This month’s National Geographic cover really resonated for us. At first glance, it’s a melting iceberg– no wait. It’s a plastic bag, floating lifelessly in the ocean. The illusion works, and hits a nerve that we feel particularly strongly about. Humans have trashed much of the planet, especially our oceans, using them as a personal dumping ground for our manufactured plastic that will take thousands of years to degrade. We’ve known this for decades, but lately it’s gotten so bad that scientists estimate by 2050, there will be more plastic than fish in the oceans. Let that sink in for a minute. It’s disgraceful and disgusting, and most tragic? Entirely preventable. Human greed, laziness, and a disconnect with our natural systems is the cause. For every good story you hear about people cleaning up beaches or inventing new eco-products, there’s a newfound coral reef that has been decimated. Or a new plastic gyre in the oceans larger than the state of Texas (!!). It’s alarming and depressing, but all we can do is move forward, hopefully in the right direction.

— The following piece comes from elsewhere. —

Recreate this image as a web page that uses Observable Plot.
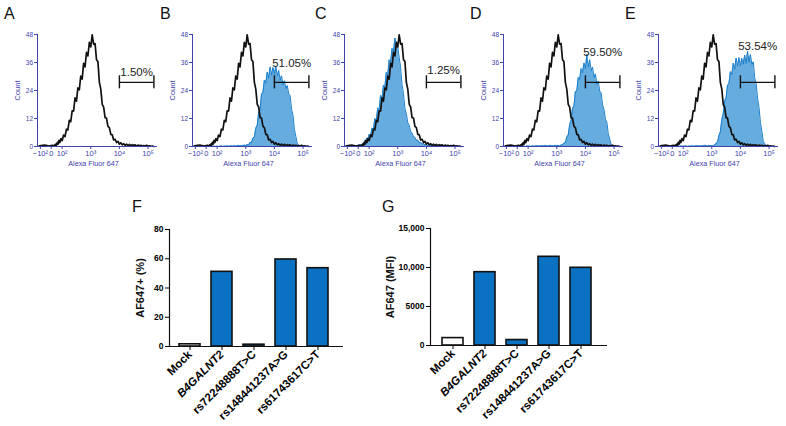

National Geographic’s cover story is part of an effort for them to help curb single use plastic. They’ve made a pledge to stop using plastic covers on their magazines, and have a number of simple yet crucial steps that we need to take to help this global problem as well. Below are a few of them, please take a look.
Your Part: skip plastic bags when shopping, bring your own reusable!
Your Part: Use a reusable container, recycle every time you have to use plastic!
Your Part: Protect the oceans, be aware of packaging waste, and pick up litter when you see it!
Your Part: Ditch the straw, you rarely need it! Tell your local bars and coffeeshops to ditch them too.
This is the most important Moss & Fog ever. I appreciate it even sit makes me sick. It reminds me of a video I saw several years ago by a promising graduate at Northern Michigan University, telling the story of the greed, laziness and shame of the plastic water bottle.
Wow, that’s ironic timing. Our fear is that convenience and complacency in developed countries is going to continue the trend of rampant waste. We live in Portland, Oregon that has bans on plastic bags at grocery stores, and many bars have started banning straws. But we realize this is a progressive city. The change needs to be widespread, not small efforts here and there. With regard to Asia, there are many troubling signs, but maybe some hope as well. India is so mired in pollution, citizens are starting to demand change. Thanks again for your comments!
Awesome article, I have spend all day today in a Plastic in Packaging conference, incredibly useful. Unfortunately some regulation on the matter is needed to trigger actions on that front and the USA is not very much up for regulation on that front I am afraid. In any case, Asia remains the biggest leakage in the system and that is a really big challenge.